— START OF Stored records —
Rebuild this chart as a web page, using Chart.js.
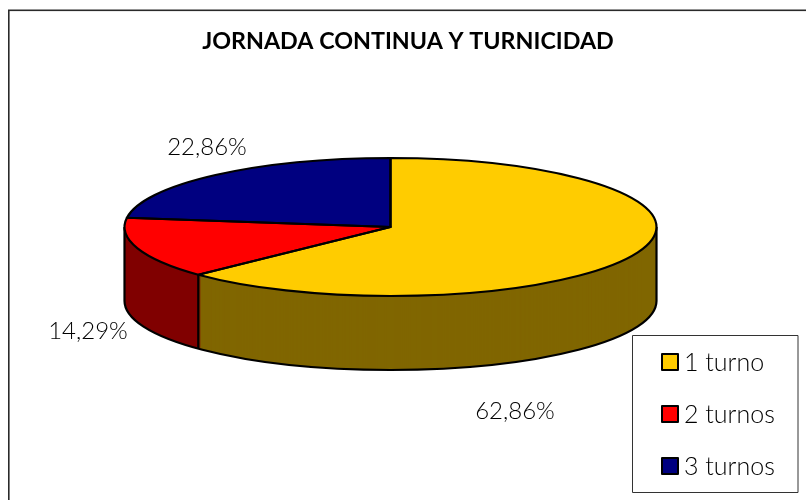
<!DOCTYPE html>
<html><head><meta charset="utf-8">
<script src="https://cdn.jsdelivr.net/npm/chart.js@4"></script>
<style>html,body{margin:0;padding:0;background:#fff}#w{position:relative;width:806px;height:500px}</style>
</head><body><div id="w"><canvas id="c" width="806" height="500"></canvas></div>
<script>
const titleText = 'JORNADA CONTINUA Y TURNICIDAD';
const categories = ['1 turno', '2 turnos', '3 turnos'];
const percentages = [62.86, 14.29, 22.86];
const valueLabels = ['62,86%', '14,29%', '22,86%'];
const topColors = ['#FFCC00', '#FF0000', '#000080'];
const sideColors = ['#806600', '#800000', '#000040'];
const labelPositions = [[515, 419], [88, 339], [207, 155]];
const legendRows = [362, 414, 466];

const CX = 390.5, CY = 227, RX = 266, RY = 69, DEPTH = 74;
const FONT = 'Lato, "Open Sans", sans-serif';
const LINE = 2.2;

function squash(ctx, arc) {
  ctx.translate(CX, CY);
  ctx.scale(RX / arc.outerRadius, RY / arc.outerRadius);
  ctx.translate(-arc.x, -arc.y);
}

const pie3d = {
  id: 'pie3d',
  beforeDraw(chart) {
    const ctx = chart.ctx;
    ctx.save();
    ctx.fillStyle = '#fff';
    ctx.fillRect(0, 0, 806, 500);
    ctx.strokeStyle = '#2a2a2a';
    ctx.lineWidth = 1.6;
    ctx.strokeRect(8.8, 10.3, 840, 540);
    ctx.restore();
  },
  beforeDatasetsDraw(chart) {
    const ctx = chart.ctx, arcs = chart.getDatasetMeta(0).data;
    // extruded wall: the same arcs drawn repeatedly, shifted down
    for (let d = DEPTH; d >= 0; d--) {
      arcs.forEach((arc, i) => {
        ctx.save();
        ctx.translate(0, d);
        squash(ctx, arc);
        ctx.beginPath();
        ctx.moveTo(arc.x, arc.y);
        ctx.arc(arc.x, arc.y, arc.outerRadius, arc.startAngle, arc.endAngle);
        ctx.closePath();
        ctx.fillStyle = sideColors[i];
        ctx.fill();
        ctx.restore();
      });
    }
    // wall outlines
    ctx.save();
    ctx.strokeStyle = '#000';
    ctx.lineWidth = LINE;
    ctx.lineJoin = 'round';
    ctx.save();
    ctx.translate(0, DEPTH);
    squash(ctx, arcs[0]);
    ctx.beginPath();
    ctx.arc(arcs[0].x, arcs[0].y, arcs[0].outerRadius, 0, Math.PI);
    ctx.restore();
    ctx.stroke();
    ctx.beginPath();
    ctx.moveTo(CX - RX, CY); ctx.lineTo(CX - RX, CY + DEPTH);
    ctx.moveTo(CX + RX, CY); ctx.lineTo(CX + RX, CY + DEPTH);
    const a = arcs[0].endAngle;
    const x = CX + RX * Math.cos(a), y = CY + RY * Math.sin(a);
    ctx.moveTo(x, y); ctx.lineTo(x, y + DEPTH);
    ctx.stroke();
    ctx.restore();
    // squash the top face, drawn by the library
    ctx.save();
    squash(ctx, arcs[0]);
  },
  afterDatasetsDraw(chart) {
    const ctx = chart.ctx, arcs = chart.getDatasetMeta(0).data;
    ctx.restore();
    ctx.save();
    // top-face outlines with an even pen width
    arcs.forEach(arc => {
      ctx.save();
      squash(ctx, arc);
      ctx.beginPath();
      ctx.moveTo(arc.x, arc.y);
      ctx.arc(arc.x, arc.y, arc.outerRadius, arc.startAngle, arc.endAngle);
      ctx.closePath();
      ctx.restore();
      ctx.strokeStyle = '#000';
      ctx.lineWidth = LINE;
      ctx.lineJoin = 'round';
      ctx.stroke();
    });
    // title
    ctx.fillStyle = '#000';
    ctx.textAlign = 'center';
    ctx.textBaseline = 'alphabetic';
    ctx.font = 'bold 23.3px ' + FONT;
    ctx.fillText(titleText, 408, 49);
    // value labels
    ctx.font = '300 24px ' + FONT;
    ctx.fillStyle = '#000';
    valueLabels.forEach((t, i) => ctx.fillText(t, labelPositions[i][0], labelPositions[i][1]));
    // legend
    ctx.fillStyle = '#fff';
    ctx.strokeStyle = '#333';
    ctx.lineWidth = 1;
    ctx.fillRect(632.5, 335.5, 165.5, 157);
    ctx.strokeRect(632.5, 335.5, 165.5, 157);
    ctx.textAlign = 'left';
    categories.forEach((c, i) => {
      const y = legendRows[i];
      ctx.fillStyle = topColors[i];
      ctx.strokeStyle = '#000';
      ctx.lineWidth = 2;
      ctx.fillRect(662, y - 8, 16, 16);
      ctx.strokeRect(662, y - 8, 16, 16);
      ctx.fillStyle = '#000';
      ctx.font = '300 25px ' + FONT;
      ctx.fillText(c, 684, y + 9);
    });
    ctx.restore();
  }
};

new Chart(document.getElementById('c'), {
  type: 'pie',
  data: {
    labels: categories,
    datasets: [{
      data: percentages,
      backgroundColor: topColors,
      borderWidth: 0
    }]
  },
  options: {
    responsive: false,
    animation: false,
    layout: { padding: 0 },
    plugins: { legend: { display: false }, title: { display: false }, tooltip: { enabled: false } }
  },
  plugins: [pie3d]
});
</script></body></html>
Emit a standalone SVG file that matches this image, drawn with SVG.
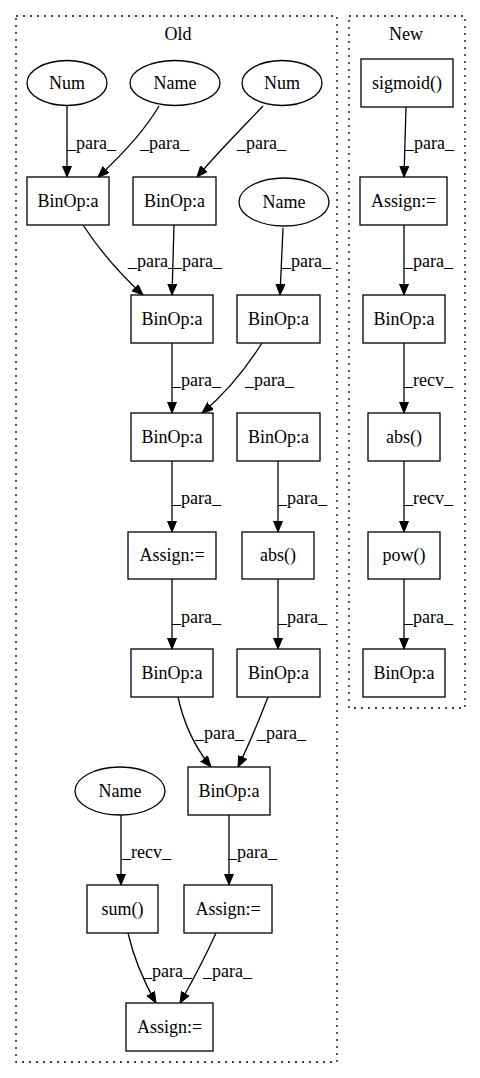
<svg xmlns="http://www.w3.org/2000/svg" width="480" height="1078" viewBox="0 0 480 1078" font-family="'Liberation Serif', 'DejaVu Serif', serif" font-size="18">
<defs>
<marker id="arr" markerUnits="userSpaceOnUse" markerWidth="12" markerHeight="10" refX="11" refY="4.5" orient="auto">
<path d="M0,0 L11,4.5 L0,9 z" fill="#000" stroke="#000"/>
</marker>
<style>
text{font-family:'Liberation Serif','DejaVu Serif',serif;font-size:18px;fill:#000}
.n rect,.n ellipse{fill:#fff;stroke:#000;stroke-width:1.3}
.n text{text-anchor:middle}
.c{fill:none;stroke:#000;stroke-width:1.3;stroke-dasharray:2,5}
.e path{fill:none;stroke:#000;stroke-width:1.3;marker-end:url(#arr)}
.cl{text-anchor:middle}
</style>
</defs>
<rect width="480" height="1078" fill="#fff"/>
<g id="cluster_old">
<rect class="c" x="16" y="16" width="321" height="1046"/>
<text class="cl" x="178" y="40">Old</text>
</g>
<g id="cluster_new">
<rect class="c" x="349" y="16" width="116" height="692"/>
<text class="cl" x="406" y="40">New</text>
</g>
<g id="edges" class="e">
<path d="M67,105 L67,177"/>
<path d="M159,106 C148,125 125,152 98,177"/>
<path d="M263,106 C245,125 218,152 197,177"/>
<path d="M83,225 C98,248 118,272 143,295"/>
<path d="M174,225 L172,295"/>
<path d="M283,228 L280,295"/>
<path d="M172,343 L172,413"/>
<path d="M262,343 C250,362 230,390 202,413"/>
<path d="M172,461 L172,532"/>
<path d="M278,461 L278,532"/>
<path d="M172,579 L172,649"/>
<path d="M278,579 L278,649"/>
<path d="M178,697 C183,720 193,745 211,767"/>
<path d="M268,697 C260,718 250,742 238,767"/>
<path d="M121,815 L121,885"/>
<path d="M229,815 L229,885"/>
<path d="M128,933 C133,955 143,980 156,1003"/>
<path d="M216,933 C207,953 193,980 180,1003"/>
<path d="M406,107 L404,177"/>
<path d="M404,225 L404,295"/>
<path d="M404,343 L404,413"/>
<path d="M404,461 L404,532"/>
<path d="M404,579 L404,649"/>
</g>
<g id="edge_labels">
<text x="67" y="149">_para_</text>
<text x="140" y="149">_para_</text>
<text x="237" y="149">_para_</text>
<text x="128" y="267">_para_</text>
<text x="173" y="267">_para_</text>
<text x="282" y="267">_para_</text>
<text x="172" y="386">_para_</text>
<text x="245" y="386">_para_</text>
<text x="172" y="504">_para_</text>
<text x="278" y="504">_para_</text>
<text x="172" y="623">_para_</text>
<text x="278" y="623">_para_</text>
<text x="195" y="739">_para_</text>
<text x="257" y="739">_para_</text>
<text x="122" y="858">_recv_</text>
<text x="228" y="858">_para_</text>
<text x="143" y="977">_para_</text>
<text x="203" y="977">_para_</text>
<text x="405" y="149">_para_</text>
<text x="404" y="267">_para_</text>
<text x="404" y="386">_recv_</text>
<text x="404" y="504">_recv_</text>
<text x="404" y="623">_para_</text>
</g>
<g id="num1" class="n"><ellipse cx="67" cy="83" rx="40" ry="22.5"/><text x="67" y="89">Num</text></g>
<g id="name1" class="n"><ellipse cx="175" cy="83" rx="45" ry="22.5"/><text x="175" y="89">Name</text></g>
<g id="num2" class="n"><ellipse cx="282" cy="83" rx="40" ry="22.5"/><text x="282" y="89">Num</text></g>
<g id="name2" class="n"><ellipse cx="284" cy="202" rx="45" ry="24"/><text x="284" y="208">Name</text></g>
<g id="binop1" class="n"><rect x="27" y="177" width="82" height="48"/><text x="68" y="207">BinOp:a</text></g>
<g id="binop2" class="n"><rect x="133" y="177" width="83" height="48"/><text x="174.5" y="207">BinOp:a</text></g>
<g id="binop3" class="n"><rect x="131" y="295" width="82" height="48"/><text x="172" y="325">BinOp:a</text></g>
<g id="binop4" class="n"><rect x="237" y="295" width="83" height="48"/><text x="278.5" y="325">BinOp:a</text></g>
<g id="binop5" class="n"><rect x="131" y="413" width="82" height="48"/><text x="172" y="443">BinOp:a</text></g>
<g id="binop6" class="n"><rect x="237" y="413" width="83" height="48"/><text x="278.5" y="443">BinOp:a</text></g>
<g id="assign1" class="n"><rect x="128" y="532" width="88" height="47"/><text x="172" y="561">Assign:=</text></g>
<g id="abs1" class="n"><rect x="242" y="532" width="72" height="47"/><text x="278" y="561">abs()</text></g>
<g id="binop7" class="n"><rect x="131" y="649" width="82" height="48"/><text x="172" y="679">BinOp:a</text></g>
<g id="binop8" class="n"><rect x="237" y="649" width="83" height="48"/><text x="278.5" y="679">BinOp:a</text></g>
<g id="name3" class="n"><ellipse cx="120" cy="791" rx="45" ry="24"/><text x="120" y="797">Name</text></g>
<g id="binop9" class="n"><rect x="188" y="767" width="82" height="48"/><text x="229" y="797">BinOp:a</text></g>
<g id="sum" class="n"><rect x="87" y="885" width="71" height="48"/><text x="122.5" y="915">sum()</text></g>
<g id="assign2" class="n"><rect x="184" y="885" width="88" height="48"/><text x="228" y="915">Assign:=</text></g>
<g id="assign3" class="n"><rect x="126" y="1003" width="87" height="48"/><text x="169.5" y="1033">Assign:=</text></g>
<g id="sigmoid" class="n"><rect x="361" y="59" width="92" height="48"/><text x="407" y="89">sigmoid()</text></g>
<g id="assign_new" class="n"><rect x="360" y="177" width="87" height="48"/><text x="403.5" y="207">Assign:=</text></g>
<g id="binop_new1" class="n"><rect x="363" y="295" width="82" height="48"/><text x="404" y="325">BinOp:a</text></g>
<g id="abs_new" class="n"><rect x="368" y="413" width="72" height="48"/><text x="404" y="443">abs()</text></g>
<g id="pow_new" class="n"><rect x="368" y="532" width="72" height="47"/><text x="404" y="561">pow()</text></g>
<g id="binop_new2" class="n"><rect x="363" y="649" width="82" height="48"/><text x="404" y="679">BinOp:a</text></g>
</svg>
— END OF Stored records —
Stated goal:
Return only the lines from the start of the data through the line that contains "const LINE = 2.2;", please, copying them exactly and omitting all pictures.

Output:
Rebuild this chart as a web page, using Chart.js.
<!DOCTYPE html>
<html><head><meta charset="utf-8">
<script src="https://cdn.jsdelivr.net/npm/chart.js@4"></script>
<style>html,body{margin:0;padding:0;background:#fff}#w{position:relative;width:806px;height:500px}</style>
</head><body><div id="w"><canvas id="c" width="806" height="500"></canvas></div>
<script>
const titleText = 'JORNADA CONTINUA Y TURNICIDAD';
const categories = ['1 turno', '2 turnos', '3 turnos'];
const percentages = [62.86, 14.29, 22.86];
const valueLabels = ['62,86%', '14,29%', '22,86%'];
const topColors = ['#FFCC00', '#FF0000', '#000080'];
const sideColors = ['#806600', '#800000', '#000040'];
const labelPositions = [[515, 419], [88, 339], [207, 155]];
const legendRows = [362, 414, 466];

const CX = 390.5, CY = 227, RX = 266, RY = 69, DEPTH = 74;
const FONT = 'Lato, "Open Sans", sans-serif';
const LINE = 2.2;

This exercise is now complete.